Winston doesn't believe in a system of knowledge creation where people pool their observations to see big patterns. He doesn't put stock in the lived experiences of other people and their insight when it differs from his. He lives in a world where he is completely alone.
Only his own mind can be trusted and only the observations of his own eyes. His own memory. Which is why his common sense-y view of the world sits uncomfortably with me. He is asked to deny that four fingers are being held up.
It's not that I think the Party are the Good Guys or anything, but that the thing Winston is arguing for feels.... it just TASTES more like wankers on the Internet complaining that "common sense" understandings of gender they learnt as children are being contradicted?

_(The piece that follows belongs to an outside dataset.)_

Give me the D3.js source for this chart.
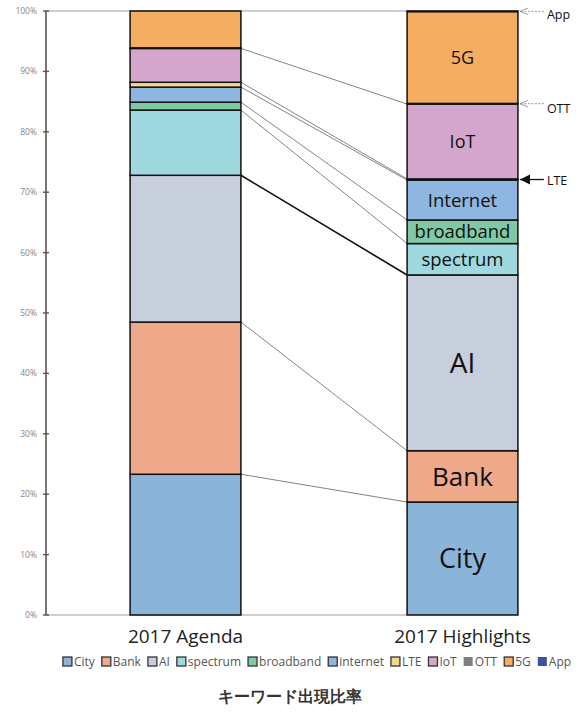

The feelings of existential horror and isolation (both very effective) come with their strange sense of importance. He is alone in being the last "sane" man, but he is also important and even heroic as the last. The horror feels.... targeted. You are special.
Perhaps it is the statement that the proletariat get treated better in prison and get the nicer jobs. Or that the reminder that they're beneath suspicion. Winston is set up as being uniquely dangerous, uniquely tortured, uniquely brainwashed. He's not dehumanised in a crowd.
He's not treated as chattel and forgotten. His torture is special, calibrated especially to hurt him, his tormentors are not so much callous as focused and intent on changing his mind.
He also has that intense relationship and these long arguments with his torturer... it reassures him of his importance? the narrative sets up this feeling that they NEED him to believe. That to not believe is itself the heart and soul of defiance and resistance.
I'm not saying no horrifying totalitarian state ever (or current) wants to be loved and utterly believed. Nor do I think that this has nothing to offer as commentary, but there's that edge of interpretation and what it has come to mean?